Keeping Your Plan Alive: The Review and Update Protocol
A will is not a "set it and forget it" document. Life is dynamic, and your plan must be too.
Triggering Events for an Immediate Review
Mark your calendar to review your estate plan every three to five years. However, certain life events demand an immediate update: marriage or divorce, the birth or adoption of a child, the death of a named beneficiary or executor, a significant change in your financial status, a move to a new state (as laws differ), or a change in your relationship with a beneficiary. A client of mine moved from a common-law to a community property state and failed to update his will; this created a complex and costly legal tangle for his heirs.
The Simple Codicil vs. The New Will
For minor, specific changes (like changing an executor), you can add a codicil—a formal amendment to your will. For major changes or multiple updates, it's almost always cleaner and safer to create a new will that explicitly revokes all prior versions. This eliminates the risk of conflicting instructions or lost documents.

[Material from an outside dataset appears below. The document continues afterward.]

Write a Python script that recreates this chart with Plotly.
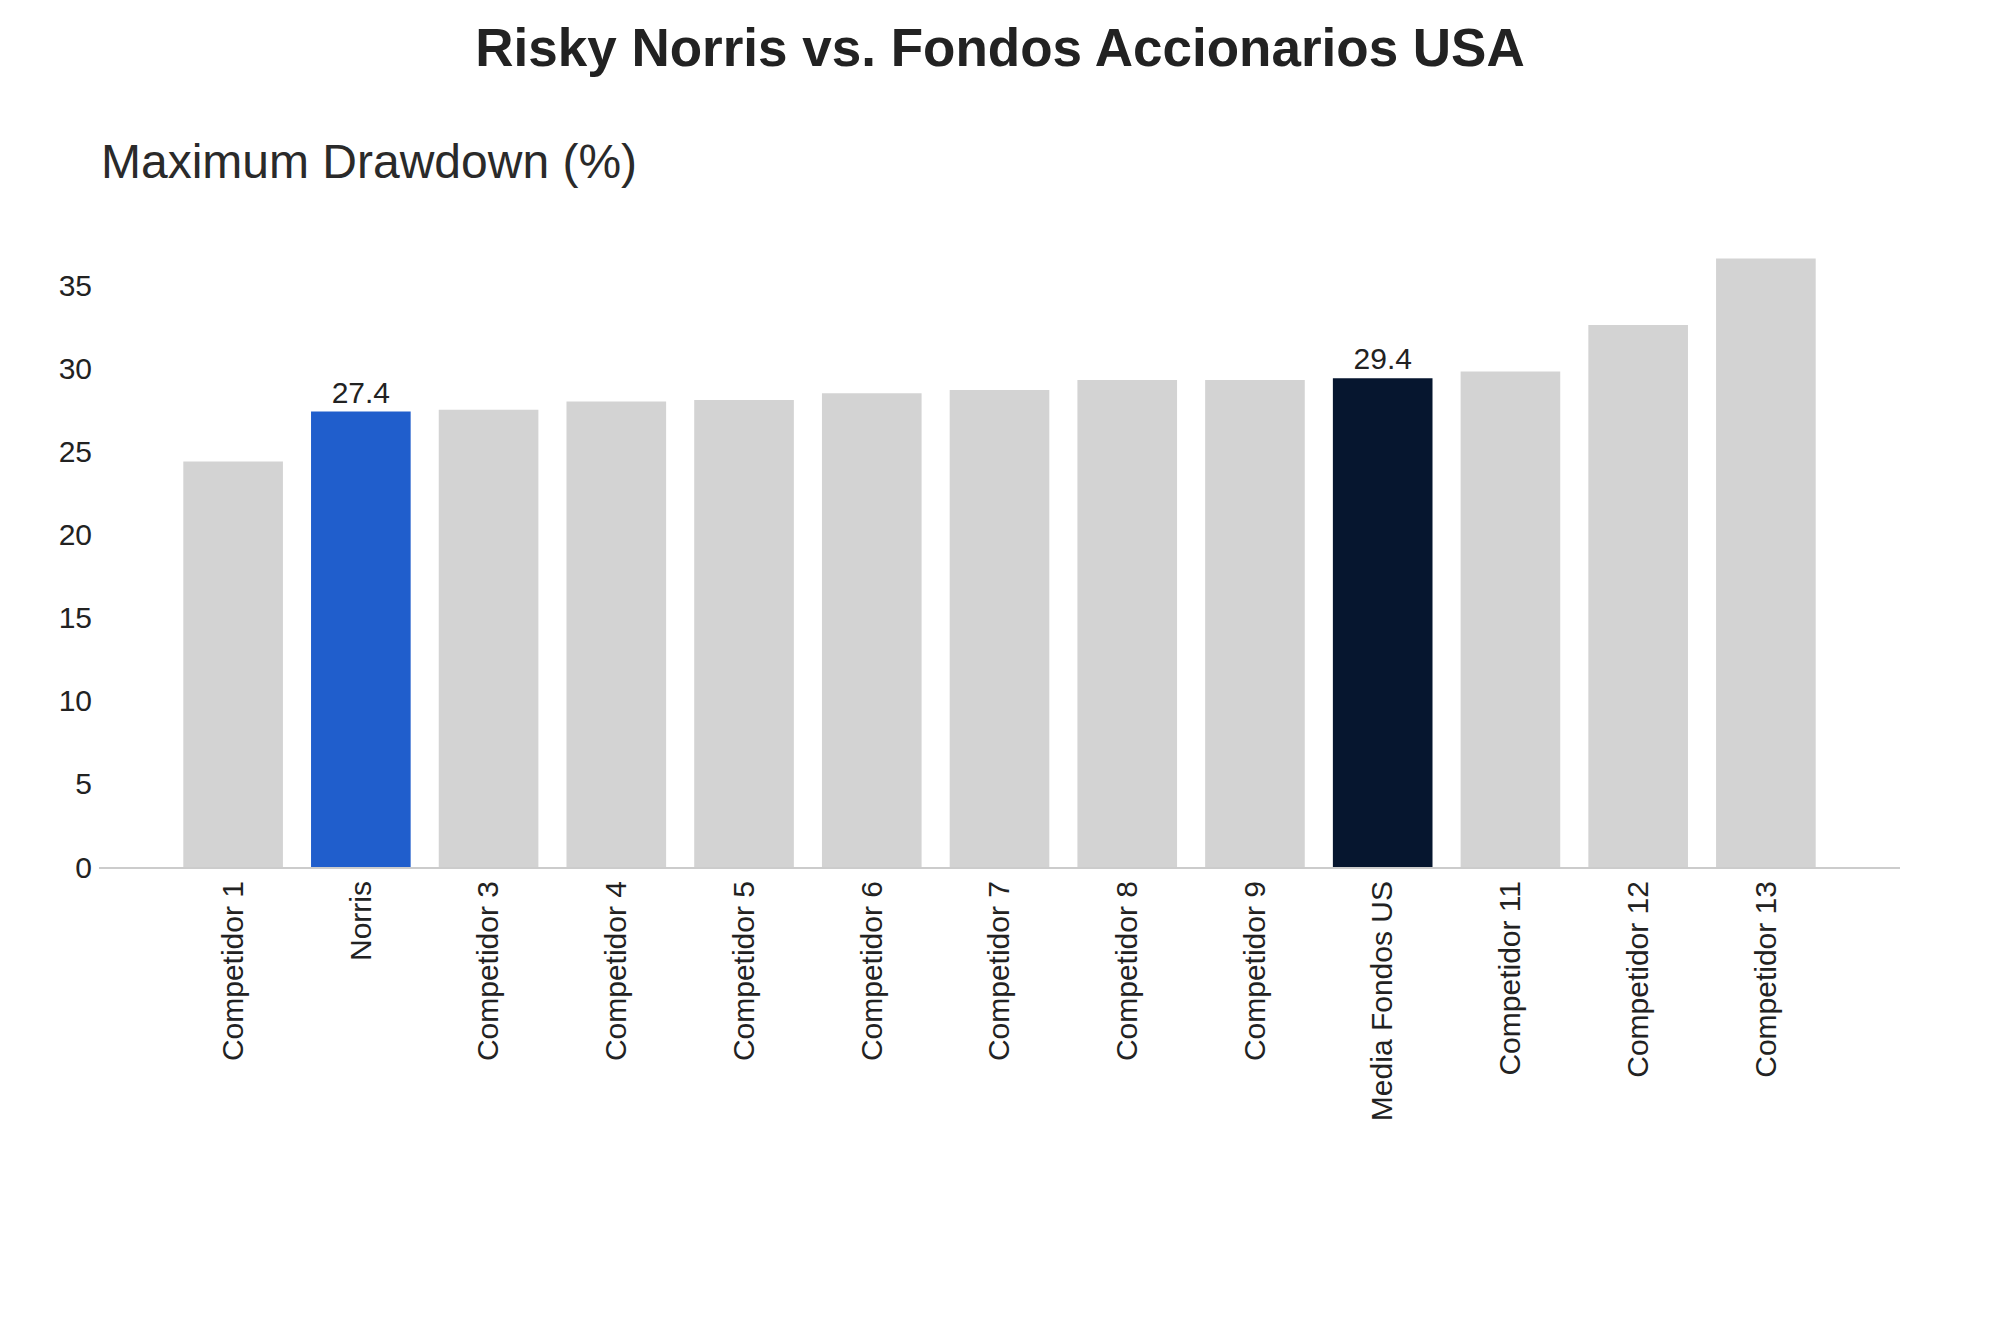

Conclusion: Your Legacy, Your Final Word
Crafting a will that truly protects your legacy is an act of profound responsibility and love. It requires looking beyond simple asset division to the nuanced ecosystem of your life—your family's dynamics, your digital footprint, your deepest values, and the practical realities of administration. By investing the time and thought to address these advanced elements, you do more than distribute property; you provide clear guidance, minimize conflict, reduce administrative burdens, and create a lasting testament to your care for those you leave behind. Don't settle for a basic template. Consult with a qualified estate planning attorney to build a plan that is as unique and considered as the life you've lived. Your final word should be one of peace, not problems.